A rhetorical analysis of Captain Aubrey Daniels’ closing in the My Lai Court Martial

The below is a sample of some of Evan’s work conducted while an undergraduate in college.

A rhetorical analysis of Captain Aubrey Daniels’ closing in the My Lai Court Martial

On November 13, 1969, the St. Louis Post-Dispatch’s Seymour Hersh broke the news of a catastrophe that would become the “first officially-admitted United States atrocity against civilians” (Russell 710). With the backdrop of the Vietnam War, Captain Aubrey Daniels was tasked with prosecuting the man responsible, platoon leader William Calley. Calley had murdered hundreds of innocent Vietnamese civilians despite receiving no fire or resistance. It was not an easy task, as the United States Army would have the spotlight shone brightly on them and everything they stood for: honor, pride, sacrifice, serving your country. The Army was under attack from the world for this tragedy and had to be the one responsible for bringing itself to justice.

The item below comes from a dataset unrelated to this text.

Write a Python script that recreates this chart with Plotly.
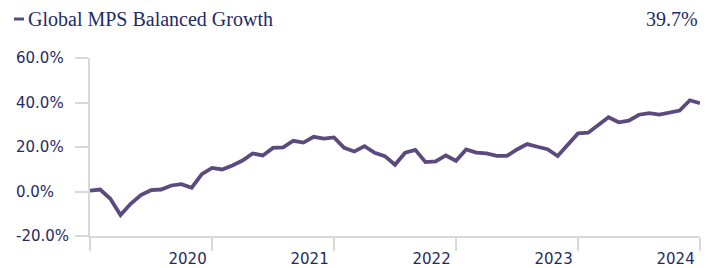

Daniels artfully exposed Calley for the murderer he was and set about doing so while absolving the Army of any blame. By appealing to the use of rationality and emotion, Daniels was able to identify Calley as the guilty party. After accomplishing that, he was able to set Calley apart from the United States Army ideal, painting Calley as a man who did his own bidding and did so of his own will, not the Army’s. Using methods derived from rhetorical critic Kenneth Burke, one can see clearly how Daniels was able to accomplish this task.

The Vietnam War in the American consciousness

The Vietnam War, staged from 1959 to 1975, is the most unpopular war in the history of the United States and is also the longest war in American history (the United States did not join the war until 1965). For all its unpopularity, the United States won every battle it fought against the North Vietnamese, but did so with a toll of 60,000 American deaths with over 300,000 injured (Mintz, Introduction, War at Home), affecting countless families. The systemic murder of civilians engineered by Calley was just one part of the story, but it was perhaps the most indelible event to occur in Vietnam. Over 250,000 protesters marched in opposition of the Vietnam War in November 1969 in Washington, D.C. The war also resulted in California’s entire university system being shut down (Mintz, War at Home).

According to Stephen Mintz, the John and Rebecca Moores Professor of History at the University of Houston, “no American conflict in the 20th century so tore this nation apart, so scarred its social psyche, so embedded itself in its collective memory, and so altered the public view of institutions, government, the military, and the media” (American Culture). A generation after World War II and the atrocities the Nazis committed, Americans were about to find themselves on the other side of the coin. No longer were they good fighting evil, the ones horrified at the tragedies of the enemy. No, the tragedy would be their own and very real.

The My Lai Incident and platoon leader William Calley

Set in My Lai, Vietnam and referred to as “Pinkville” by American troops (Hersh, Lieutenant accused), the systemic murder of no less than 109 and perhaps more than 700 Vietnamese citizens, all elderly men, women, children and babies sparked outrage across the globe. People demanded answers from the United States a generation after the country had led the war crimes tribunals and laid down many of the rules that would later form the Geneva Convention (Russell 711).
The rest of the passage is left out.